Bem de família é um instituto jurídico previsto no ordenamento brasileiro que tem como principal finalidade garantir proteção ao patrimônio mínimo de uma pessoa ou família, evitando que determinados bens sejam atingidos por eventual execução judicial decorrente de dívidas. Esse mecanismo visa preservar a moradia e as condições de vida digna do núcleo familiar, garantindo que situações de crise ou inadimplência não resultem na completa desestruturação patrimonial e social do devedor.
No Brasil, o bem de família pode ser classificado como legal ou voluntário. O bem de família legal é regulamentado pela Lei n° 8009 de 1990, que estabelece que o imóvel utilizado como residência da entidade familiar é, por natureza, impenhorável, salvo em algumas hipóteses excepcionais previstas na própria lei. Dessa forma, esse imóvel não pode ser alvo de penhora para pagamento de dívidas contraídas pelo núcleo familiar ou por um de seus membros, salvo nos casos de obrigações relacionadas a pagamento de tributos incidentes sobre o próprio bem, despesas condominiais, financiamento para sua aquisição ou hipoteca dada em garantia. Isso significa que o bem de família legal é instituído automaticamente e independe de qualquer manifestação expressa do proprietário.
Por outro lado, o bem de família voluntário ocorre quando o próprio titular do bem, por meio de um ato formal, como escritura pública registrada no cartório de registro de imóveis, destina determinado patrimônio para essa finalidade de proteção. Esse tipo de bem de família está disciplinado nos artigos 1711 a 1722 do Código Civil e requer uma manifestação de vontade expressa do constituinte. Os limites para o valor do bem e para os efeitos dessa instituição estão delineados na legislação, que visa coibir eventuais fraudes ou abusos.
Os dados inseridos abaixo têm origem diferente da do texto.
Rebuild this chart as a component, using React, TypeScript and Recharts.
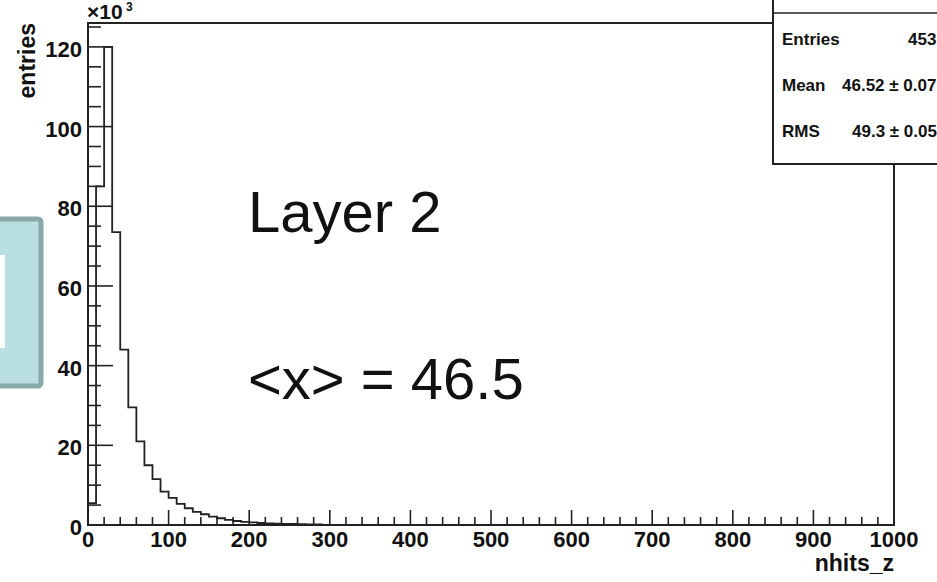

A impenhorabilidade do bem de família, exceto nas hipóteses autorizadas por lei, é um reflexo do princípio da dignidade da pessoa humana, consagrado pela Constituição Federal de 1988. Está associada à ideia de que o Estado deve garantir condições mínimas para a manutenção da vida digna, especialmente no que se refere ao direito fundamental à moradia. No entanto, é importante ressaltar que o instituto não deve ser utilizado como um mecanismo para frustrar credores de boa-fé. Por isso, a lei e a jurisprudência apresentam limites claros para a aplicação do instituto, de modo a buscar um equilíbrio entre a proteção da moradia e o direito dos credores.
O conceito de entidade familiar assumido para a aplicação do bem de família é amplo, abarcando não apenas o modelo tradicional de família baseado no matrimônio entre homem e mulher, mas também outras formas contemporâneas de convivência familiar, como uniões estáveis, famílias monoparentais e outras configurações reconhecidas pela legislação brasileira. Essa abrangência reflete a evolução do direito de família e a adaptação do ordenamento jurídico às mudanças sociais.
Ademais, a proteção conferida pelo bem de família está diretamente atrelada ao imóvel principal utilizado como residência habitual. No entanto, a jurisprudência brasileira tem admitido interpretações mais flexíveis em casos excepcionais, como quando o imóvel protegido é alugado, e o valor recebido é utilizado exclusivamente como fonte de subsistência. De toda forma, cada situação é analisada com base nos aspectos específicos que a envolvem.
Portanto, o bem de família é um instrumento jurídico de relevante importância social, que equilibra os interesses dos devedores e dos credores, ao mesmo tempo em que fortalece os direitos fundamentais do indivíduo e da família. Ele atua como um verdadeiro mecanismo de justiça social ao assegurar proteção patrimonial essencial em situações de adversidade econômica, conferindo mais estabilidade e previsibilidade na preservação do mínimo existencial. Dessa forma, desempenha um papel significativo na consolidação de uma sociedade mais justa e igualitária.